Like most forms of popular music, African-American blues lyrics talk about love. What is distinctive about the blues, however, particularly in relation to other American popular musical forms of the 1920s and 1930s is their intellectual independence and representational freedom. One of the most obvious ways in which blues lyrics deviated from that era's established popular musical culture was their provocative and pervasive sexual--including homosexual--imagery.

By contrast, the popular song formulas of the period demanded saccharine and idealized nonsexual depictions of heterosexual love relationships. Those aspects of lived love relationships that were not compatible with the dominant, etherealized ideology of love--such as extramarital relationships, domestic violence, and the ephemerality of many sexual partnerships--were largely banished from the established popular musical culture. Yet these very themes pervade the blues. What is even more striking is the fact that initially the professional performers of this music--the most widely heard individual purveyors of the blues--were women. Bessie Smith earned the title "Empress of the Blues" not least through the sale of three-quarters of a million copies of her first record.

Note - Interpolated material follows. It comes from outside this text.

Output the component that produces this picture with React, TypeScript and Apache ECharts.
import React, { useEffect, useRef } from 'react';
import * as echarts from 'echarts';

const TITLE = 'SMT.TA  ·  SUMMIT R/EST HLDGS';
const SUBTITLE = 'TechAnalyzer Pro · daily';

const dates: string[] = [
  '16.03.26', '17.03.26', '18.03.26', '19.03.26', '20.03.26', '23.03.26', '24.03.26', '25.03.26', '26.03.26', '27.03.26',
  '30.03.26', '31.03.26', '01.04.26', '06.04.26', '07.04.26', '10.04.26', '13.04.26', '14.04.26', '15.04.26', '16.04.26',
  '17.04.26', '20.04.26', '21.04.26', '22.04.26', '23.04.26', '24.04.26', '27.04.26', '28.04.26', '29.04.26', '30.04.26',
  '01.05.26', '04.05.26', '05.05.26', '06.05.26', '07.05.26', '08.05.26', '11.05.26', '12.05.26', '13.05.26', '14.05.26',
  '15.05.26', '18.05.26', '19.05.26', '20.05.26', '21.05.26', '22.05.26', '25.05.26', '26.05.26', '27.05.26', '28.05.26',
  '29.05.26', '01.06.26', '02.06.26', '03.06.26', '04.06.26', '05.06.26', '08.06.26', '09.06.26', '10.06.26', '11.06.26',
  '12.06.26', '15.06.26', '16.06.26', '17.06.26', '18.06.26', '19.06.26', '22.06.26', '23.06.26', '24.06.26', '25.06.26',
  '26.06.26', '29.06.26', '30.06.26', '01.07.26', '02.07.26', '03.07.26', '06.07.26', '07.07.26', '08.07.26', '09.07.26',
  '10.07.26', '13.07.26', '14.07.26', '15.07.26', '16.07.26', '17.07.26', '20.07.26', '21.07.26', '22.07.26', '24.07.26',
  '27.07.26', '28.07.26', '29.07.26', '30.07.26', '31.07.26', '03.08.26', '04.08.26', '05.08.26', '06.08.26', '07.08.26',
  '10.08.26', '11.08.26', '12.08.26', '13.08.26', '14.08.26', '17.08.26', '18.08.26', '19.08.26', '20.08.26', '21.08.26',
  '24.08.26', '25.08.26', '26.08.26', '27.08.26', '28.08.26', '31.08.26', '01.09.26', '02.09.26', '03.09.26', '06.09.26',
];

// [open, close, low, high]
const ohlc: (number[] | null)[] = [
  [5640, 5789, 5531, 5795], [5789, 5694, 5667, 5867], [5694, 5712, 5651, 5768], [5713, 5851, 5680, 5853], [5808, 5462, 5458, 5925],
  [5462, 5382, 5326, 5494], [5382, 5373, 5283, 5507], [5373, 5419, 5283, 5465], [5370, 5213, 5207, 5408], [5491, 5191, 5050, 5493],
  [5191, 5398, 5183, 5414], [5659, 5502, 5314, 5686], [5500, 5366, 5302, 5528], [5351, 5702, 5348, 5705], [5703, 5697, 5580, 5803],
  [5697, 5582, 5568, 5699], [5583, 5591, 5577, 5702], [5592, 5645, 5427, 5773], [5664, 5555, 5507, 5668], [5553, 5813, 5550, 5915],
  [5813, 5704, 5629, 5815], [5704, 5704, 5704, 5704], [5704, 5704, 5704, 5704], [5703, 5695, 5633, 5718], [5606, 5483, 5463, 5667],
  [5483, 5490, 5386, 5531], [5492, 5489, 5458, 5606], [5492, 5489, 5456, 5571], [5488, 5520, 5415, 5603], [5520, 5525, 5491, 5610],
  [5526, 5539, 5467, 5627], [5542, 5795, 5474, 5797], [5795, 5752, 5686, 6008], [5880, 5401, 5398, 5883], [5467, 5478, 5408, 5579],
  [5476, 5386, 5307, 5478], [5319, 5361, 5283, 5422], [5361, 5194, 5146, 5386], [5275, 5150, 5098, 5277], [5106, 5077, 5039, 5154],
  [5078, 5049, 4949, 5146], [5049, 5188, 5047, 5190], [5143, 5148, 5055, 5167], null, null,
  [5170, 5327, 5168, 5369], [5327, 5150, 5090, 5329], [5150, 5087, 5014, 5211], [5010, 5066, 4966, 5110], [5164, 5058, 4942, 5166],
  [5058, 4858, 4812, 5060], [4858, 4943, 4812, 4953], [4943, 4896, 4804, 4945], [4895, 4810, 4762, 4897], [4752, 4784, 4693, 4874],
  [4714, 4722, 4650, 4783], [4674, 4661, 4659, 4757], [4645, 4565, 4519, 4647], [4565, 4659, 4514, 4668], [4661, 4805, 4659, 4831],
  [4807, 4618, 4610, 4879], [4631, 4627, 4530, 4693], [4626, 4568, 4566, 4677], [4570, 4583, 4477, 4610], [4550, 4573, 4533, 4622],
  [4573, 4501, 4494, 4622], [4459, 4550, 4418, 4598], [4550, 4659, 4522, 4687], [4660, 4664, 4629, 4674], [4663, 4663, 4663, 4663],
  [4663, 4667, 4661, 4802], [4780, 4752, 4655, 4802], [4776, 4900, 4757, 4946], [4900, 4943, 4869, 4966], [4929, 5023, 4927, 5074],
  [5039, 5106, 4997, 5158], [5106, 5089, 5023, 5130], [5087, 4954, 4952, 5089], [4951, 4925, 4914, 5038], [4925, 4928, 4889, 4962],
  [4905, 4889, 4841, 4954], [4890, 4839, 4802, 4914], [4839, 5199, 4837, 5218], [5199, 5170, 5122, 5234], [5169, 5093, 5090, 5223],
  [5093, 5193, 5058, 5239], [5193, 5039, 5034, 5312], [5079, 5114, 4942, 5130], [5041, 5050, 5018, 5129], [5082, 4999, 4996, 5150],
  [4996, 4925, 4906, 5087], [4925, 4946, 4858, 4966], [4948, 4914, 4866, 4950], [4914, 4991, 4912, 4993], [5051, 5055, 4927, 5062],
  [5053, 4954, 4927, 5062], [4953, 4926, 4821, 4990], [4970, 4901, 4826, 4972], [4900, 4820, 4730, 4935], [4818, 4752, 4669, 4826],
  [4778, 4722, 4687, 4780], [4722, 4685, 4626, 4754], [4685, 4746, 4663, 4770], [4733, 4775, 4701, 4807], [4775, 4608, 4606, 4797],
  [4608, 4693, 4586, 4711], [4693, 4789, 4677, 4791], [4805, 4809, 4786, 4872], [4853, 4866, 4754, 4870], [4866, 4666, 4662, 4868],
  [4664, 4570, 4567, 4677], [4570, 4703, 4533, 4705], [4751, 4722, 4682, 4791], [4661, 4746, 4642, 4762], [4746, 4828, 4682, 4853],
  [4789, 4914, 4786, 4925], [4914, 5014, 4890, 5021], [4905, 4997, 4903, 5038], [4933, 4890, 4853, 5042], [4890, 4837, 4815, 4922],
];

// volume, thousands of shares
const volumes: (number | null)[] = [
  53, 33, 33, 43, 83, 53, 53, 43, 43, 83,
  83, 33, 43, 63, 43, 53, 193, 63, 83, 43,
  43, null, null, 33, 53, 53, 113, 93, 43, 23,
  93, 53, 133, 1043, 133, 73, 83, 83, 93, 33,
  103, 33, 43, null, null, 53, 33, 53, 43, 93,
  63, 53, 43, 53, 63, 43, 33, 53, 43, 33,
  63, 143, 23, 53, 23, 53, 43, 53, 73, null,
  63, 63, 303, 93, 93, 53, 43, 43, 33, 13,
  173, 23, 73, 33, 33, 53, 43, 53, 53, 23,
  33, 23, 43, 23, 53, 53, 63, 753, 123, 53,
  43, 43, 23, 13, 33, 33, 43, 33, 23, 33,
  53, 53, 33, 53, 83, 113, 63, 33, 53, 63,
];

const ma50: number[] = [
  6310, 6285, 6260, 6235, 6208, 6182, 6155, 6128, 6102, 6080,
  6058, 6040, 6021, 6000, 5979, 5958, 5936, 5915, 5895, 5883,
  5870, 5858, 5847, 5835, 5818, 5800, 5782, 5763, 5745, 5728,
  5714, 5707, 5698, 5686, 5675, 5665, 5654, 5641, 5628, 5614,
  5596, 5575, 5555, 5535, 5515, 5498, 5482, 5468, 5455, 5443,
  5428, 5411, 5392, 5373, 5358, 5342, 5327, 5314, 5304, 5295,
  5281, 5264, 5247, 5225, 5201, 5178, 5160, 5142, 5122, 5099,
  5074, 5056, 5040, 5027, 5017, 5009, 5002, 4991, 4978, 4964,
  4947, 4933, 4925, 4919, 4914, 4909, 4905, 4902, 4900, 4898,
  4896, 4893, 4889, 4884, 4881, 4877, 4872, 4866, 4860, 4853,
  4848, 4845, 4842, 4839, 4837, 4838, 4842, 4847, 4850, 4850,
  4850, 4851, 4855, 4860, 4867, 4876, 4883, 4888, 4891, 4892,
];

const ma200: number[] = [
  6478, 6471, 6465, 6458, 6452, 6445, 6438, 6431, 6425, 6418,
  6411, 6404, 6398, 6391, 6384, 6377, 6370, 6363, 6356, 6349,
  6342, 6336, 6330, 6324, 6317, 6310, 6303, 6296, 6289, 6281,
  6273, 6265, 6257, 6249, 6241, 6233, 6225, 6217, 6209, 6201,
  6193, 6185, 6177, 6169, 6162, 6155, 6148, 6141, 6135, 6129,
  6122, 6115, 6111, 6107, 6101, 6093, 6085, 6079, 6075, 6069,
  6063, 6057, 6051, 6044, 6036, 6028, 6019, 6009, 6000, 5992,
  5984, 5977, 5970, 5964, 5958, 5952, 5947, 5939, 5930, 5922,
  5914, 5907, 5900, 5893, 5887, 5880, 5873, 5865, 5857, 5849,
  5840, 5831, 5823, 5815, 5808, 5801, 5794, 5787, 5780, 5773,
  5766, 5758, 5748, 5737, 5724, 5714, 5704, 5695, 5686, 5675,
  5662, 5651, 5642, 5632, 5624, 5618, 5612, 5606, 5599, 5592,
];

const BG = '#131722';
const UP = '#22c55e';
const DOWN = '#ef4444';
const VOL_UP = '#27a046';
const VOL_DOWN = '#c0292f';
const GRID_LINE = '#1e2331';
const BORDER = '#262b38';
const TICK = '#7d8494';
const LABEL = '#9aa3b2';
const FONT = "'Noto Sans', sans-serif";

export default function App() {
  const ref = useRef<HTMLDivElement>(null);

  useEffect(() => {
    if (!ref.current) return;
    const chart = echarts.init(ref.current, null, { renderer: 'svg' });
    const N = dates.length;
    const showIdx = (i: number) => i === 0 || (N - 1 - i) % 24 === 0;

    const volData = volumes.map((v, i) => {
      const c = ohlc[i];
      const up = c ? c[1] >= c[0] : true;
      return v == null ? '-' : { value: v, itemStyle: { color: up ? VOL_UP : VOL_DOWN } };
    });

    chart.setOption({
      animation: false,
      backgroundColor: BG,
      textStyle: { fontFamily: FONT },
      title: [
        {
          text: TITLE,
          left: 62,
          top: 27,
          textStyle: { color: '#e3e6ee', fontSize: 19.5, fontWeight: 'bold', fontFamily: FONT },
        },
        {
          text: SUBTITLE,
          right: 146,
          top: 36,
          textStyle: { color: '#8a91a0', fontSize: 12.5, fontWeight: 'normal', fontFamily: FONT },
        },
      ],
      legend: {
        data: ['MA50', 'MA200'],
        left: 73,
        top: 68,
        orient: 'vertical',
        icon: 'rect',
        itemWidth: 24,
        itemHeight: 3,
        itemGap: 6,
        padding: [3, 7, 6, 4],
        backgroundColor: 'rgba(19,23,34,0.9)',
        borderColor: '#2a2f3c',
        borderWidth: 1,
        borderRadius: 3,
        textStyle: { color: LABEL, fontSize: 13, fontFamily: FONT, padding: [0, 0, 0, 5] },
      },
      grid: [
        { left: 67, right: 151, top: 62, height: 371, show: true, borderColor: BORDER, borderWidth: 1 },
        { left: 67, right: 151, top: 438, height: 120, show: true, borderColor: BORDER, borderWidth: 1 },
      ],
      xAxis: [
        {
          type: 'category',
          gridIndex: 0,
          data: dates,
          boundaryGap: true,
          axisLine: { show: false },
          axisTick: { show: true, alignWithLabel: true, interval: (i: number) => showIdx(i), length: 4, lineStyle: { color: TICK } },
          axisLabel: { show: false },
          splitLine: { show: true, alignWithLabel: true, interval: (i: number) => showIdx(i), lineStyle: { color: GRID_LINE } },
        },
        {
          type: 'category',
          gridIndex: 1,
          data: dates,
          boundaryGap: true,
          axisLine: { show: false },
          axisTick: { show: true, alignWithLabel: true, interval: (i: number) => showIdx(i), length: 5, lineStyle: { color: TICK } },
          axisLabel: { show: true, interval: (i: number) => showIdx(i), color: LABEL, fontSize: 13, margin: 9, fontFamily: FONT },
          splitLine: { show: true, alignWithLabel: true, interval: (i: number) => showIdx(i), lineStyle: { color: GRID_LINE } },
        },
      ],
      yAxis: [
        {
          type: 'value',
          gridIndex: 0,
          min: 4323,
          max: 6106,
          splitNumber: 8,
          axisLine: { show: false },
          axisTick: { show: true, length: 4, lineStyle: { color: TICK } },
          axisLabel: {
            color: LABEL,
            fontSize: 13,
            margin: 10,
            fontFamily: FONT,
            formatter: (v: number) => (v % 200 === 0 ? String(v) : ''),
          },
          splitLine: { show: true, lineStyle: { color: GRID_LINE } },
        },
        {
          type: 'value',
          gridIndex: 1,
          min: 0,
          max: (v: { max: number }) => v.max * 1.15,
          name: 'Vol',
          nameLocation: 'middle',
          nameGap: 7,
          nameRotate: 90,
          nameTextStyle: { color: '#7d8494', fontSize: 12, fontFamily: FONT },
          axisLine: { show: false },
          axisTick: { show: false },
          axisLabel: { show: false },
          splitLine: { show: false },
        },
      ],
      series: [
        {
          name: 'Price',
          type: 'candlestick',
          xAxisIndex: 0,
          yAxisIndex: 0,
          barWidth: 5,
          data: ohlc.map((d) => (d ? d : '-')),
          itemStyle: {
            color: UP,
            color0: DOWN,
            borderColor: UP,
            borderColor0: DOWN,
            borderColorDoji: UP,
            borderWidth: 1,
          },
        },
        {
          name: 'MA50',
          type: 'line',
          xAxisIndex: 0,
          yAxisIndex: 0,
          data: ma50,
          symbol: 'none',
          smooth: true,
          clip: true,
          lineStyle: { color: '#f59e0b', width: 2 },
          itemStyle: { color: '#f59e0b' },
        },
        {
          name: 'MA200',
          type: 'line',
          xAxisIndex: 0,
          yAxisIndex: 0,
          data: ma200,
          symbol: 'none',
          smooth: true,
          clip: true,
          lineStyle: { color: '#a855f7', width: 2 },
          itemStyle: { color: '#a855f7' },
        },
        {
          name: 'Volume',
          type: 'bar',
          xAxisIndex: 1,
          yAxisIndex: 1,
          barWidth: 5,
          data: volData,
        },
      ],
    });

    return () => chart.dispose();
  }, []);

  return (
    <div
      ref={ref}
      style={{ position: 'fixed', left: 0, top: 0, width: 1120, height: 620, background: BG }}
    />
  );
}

And a little more, why not.
The blues did not entirely escape the influences that shaped the role of romantic love in the popular songs of the dominant culture. Nevertheless, the incorporation of personal relationships into the blues has its own historical meanings and social and political resonances. Love was not represented as an idealized realm to which unfulfilled dreams of happiness were relegated. The historical African-American vision of individual sexual love linked it inextricably with possibilities of social freedom in the economic and political realms. Unfreedom during slavery involved, among other things, a prohibition of freely chosen, enduring family relationships. Because slaves were legally defined as commodities, women of childbearing age were valued in accordance with their breeding potential and were often forced to copulate with men--viewed as "bucks"--chosen by their owners for the sole purpose of producing valuable progeny. Moreover, direct sexual exploitation of African women by their white masters was a constant feature of slavery. What tenuous permanence in familial relationships the slaves did manage to construct was always subject to the whim of their masters and the potential profits to be reaped from sale. The suffering caused by forced ruptures of slave families has been abundantly documented.

Given this context, it is understandable that the personal and sexual dimensions of freedom acquired an expansive importance, especially since the economic and political components of freedom were largely denied to black people in the aftermath of slavery. The focus on sexual love in blues music was thus quite different in meaning from the prevailing idealization of romantic love in mainstream popular music. For recently emancipated slaves, freely chosen sexual love became a mediator between historical disappointment and the new social realities of an evolving African-American community. Ralph Ellison alludes to this dimension of the blues. I think, when he notes "their mysteriousness ... their ability to imply far more than they state outright and their capacity to make the details of sex convey meanings which touch on the metaphysical."
Sexuality was central in both men's and women's blues. During the earliest phases of their history, blues were essentially a male phenomenon. The archetypal blues singer was a solitary wandering man accompanied by his banjo or guitar, and, in the words of blues scholar Giles Oakley, his principal theme "is the sexual relationship. Almost all other themes, leaving town, train rides, work trouble, general dissatisfaction, sooner or later revert to the central concern." In women's blues. which became a crucial element of the rising black entertainment industry, there was an even more pronounced emphasis on love and sexuality.

The representations of love and sexuality in women's blues often blatantly contradicted mainstream ideological assumptions regarding women and being in love. They also challenged the notion that women's "place" was in the domestic sphere. Such notions were based on the social realities. of middle-class white women's lives, but were incongruously applied to all women, regardless of race or class. This led to inevitable contradictions between prevailing social expectations and black women's social realities. Women of that era were expected to seek fulfillment within the confines of marriage, with their husbands functioning as providers and their children as evidence of their worth as human beings. The sparsity of allusions to marriage and domesticity in women's blues therefore becomes highly significant.

In Bessie Smith's rendition of "Sam Jones Blues," which contains one of the few commentaries on marriage to be found in her body of work, the subject is acknowledged only in relation to its dissolution. Her performance of this song satirically accentuates the contrast between the dominant cultural construction of marriage and the stance of economic independence black women were compelled to assume for their sheer survival
So there, you get to learn something new every day and get exposed to something you wouldn't normally learn from your generic white-person teachings of Black History Month.